— Battery drain has caused a Honda class action lawsuit that alleges 2017-2019 Honda CR-V and 2016-2019 Honda Accord vehicles shut down from battery problems.
The class action lawsuit says parasitic battery drain causes multiple failures of safety functions, including the headlights and emergency hazard lights an owner needs if the vehicle stalls.
The Honda class action lawsuit also alleges multiple incidents of a drained battery causes the alternator to work too hard and fail.
Honda Accord and CR-V Battery Problems
The lawsuit alleges Honda first mentioned the battery problems in February 2017 when it filed an “Engineering Request for Investigation” with the government. Honda said it was "investigating certain 2016-2017 Accord V6s with a customer complaint of a no-start condition that requires the 12V battery to be replaced.”
Honda also issued more dealer messages in 2017 regarding “customer complaint[s] of a no-start condition that requires the 12V battery to be replaced” in 2016-2017 Accords.
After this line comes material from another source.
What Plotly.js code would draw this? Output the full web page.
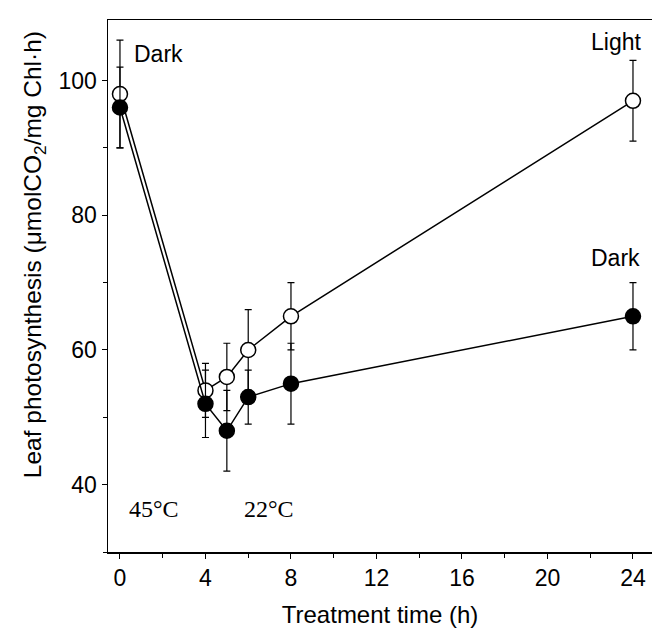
<!DOCTYPE html>
<html>
<head>
<meta charset="utf-8">
<script src="https://cdn.plot.ly/plotly-3.0.1.min.js"></script>
<style>html,body{margin:0;padding:0;background:#fff;}#chart{width:652px;height:634px;}</style>
</head>
<body>
<div id="chart"></div>
<script>
// Treatment time (h)
var hours = [0, 4, 5, 6, 8, 24];
// Light recovery (open circles)
var lightValues = [98, 54, 56, 60, 65, 97];
var lightErrors = [8, 4, 5, 6, 5, 6];
// Dark recovery (filled circles)
var darkValues = [96, 52, 48, 53, 55, 65];
var darkErrors = [6, 5, 6, 4, 6, 5];
var xTicks = [0, 4, 8, 12, 16, 20, 24];
var yTicks = [40, 60, 80, 100];

var fontSans = "Liberation Sans, Arial, sans-serif";
var fontSerif = "Liberation Serif, Times New Roman, serif";

var traces = [
  {
    x: hours, y: lightValues, type: 'scatter', mode: 'lines+markers', name: 'Light',
    line: {color: '#000', width: 1.5},
    marker: {symbol: 'circle', size: 15, color: '#fff', line: {color: '#000', width: 1.5}},
    error_y: {type: 'data', array: lightErrors, visible: true, color: '#000', thickness: 1.2, width: 3.5}
  },
  {
    x: hours, y: darkValues, type: 'scatter', mode: 'lines+markers', name: 'Dark',
    line: {color: '#000', width: 1.5},
    marker: {symbol: 'circle', size: 15, color: '#000', line: {color: '#000', width: 1.5}},
    error_y: {type: 'data', array: darkErrors, visible: true, color: '#000', thickness: 1.2, width: 3.5}
  }
];

var layout = {
  width: 652, height: 634,
  margin: {l: 108, r: 0, t: 20, b: 82},
  paper_bgcolor: '#fff', plot_bgcolor: '#fff',
  showlegend: false,
  font: {family: fontSans, size: 23, color: '#000'},
  xaxis: {
    range: [-0.56, 24.89],
    tickvals: xTicks, ticktext: xTicks.map(String),
    ticks: 'outside', ticklen: 5, tickwidth: 1, tickcolor: '#000',
    minor: {dtick: 2, tick0: 0, ticks: 'outside', ticklen: 4, tickcolor: '#000', showgrid: false},
    showline: true, linecolor: '#000', linewidth: 1.5, mirror: true,
    showgrid: false, zeroline: false,
    tickfont: {family: fontSans, size: 23, color: '#000'},
    title: {text: 'Treatment time (h)', font: {family: fontSans, size: 24, color: '#000'}, standoff: 16}
  },
  yaxis: {
    range: [30, 109],
    tickvals: yTicks, ticktext: yTicks.map(String),
    ticks: 'outside', ticklen: 5, tickwidth: 1, tickcolor: '#000',
    minor: {dtick: 10, tick0: 0, ticks: 'outside', ticklen: 4, tickcolor: '#000', showgrid: false},
    showline: true, linecolor: '#000', linewidth: 1.5,
    showgrid: false, zeroline: false,
    tickfont: {family: fontSans, size: 23, color: '#000'}
  },
  annotations: [
    {text: 'Leaf photosynthesis (μmolCO<sub>2</sub>/mg Chl·h)', xref: 'paper', yref: 'paper',
     x: -0.136, y: 0.558, textangle: -90, showarrow: false, xanchor: 'center', yanchor: 'middle',
     font: {family: fontSans, size: 24.5, color: '#000'}},
    {text: 'Dark', xref: 'x', yref: 'y', x: 0.56, y: 104, xanchor: 'left', yanchor: 'middle', showarrow: false,
     font: {family: fontSans, size: 23, color: '#000'}},
    {text: 'Light', xref: 'x', yref: 'y', x: 23.2, y: 105.8, xanchor: 'center', yanchor: 'middle', showarrow: false,
     font: {family: fontSans, size: 23, color: '#000'}},
    {text: 'Dark', xref: 'x', yref: 'y', x: 23.2, y: 73.7, xanchor: 'center', yanchor: 'middle', showarrow: false,
     font: {family: fontSans, size: 23, color: '#000'}},
    {text: '45°C', xref: 'x', yref: 'y', x: 1.6, y: 36.4, xanchor: 'center', yanchor: 'middle', showarrow: false,
     font: {family: fontSerif, size: 24, color: '#000'}},
    {text: '22°C', xref: 'x', yref: 'y', x: 6.97, y: 36.4, xanchor: 'center', yanchor: 'middle', showarrow: false,
     font: {family: fontSerif, size: 24, color: '#000'}}
  ]
};

Plotly.newPlot('chart', traces, layout, {displayModeBar: false, staticPlot: true});
</script>
</body>
</html>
Additionally, a “Tech Line Summary Article” said the automaker conducted an “investigation” into 2017 CR-Vs being brought in for weak or dead batteries, yet the vehicles and batteries “check out ok.”
Honda “found that a software bug in the VSA [Vehicle Stability Assist] system may be keeping it awake when the ignition is turned to OFF. This can cause a 350 mA parasitic draw that may result in a weak or dead battery.”
Honda “found that this issue appears to happen only when a certain shut down procedure is done, and it’s rare when it does.” Honda allegedly didn't have a fix but warned, “this parasitic draw can be avoided by setting the electric parking brake before turning the ignition to OFF.”
Honda also issued technical service bulletin 17-03265 which warned dealerships 2017 CR-Vs “may have an intermittent 350mA current draw after the vehicle is shut off[,]” in which case “[t]he vehicle does not start due to a low battery.”
“The VSA software logic may not allow the VSA modulator-control unit to shut down correctly and go into sleep mode after the vehicle is shut off. This can happen if the electronic parking brake (EPB) is applied within 3 to 4 seconds of the vehicle being shut off or if the EPB switch is held for a 3 to 4 second duration when the vehicle is off.” - TSB 17-03265
Honda was to “[u]pdate the VSA modulator-control unit, do the VSA sensor neutral position memorization (ALL SENSOR), set the tire pressures to the driver’s door jamb label cold inflation values, and do the TPMS calibration procedure."
In 2018, Honda announced it had launched a battery collection program for 2017-2018 CR-Vs. Then in March 2019 Honda issued TSB 19-039, warning 2019 CR-Vs may “fail to start after being parked for an extended period.”
“After the vehicle is parked for an extended period, the PCM begins an evaporative system leak check after meeting certain criteria. Under certain conditions, it may not return to sleep mode, causing the battery to discharge.” — TSB 19-039
The Honda class action lawsuit argues multiple additional actions occurred due to battery problems, including product updates and a CR-V owner notification program.
“After the vehicle is parked for an extended period, the powertrain control module (PCM) begins an evaporative system leak check after meeting certain criteria. Under certain conditions, the PCM will not return to sleep mode, and may ultimately result in a dead battery. This is not an indication of a leak in the evaporative system.”
Continued battery drain problems caused updates to service bulletins, messages to dealerships, battery collection programs and additional TSBs.
The Honda class action lawsuit references multiple complaints about Accord and CR-V drained batteries, including complaints filed with CarComplaints.com.
In one case, the owner of a 2019 CR-V complained her vehicle “stall[ed] out” at least three times in a matter of weeks. Her SUV first stalled when she was driving 10-15 mph in her work parking lot. Three weeks later as she was driving 60 mph on a highway, the CR-V “completely died with no warning lights or indication.”
The Honda owner said the vehicle lost power steering and the engine couldn't be restarted. Then a week later and after dropping off her SUV at the Honda dealership, the CR-V “completely stalled out again” while driving, “leaving [her] in danger of” getting hit by other vehicles.
The Honda class action lawsuit over battery problems was filed in the U.S. District Court for the Southern District of Iowa: George Jones, v. American Honda Motor, Co., Inc.
The plaintiff is represented by Shindler, Anderson, Goplerud & Weese PC, and Fegan Scott LLC.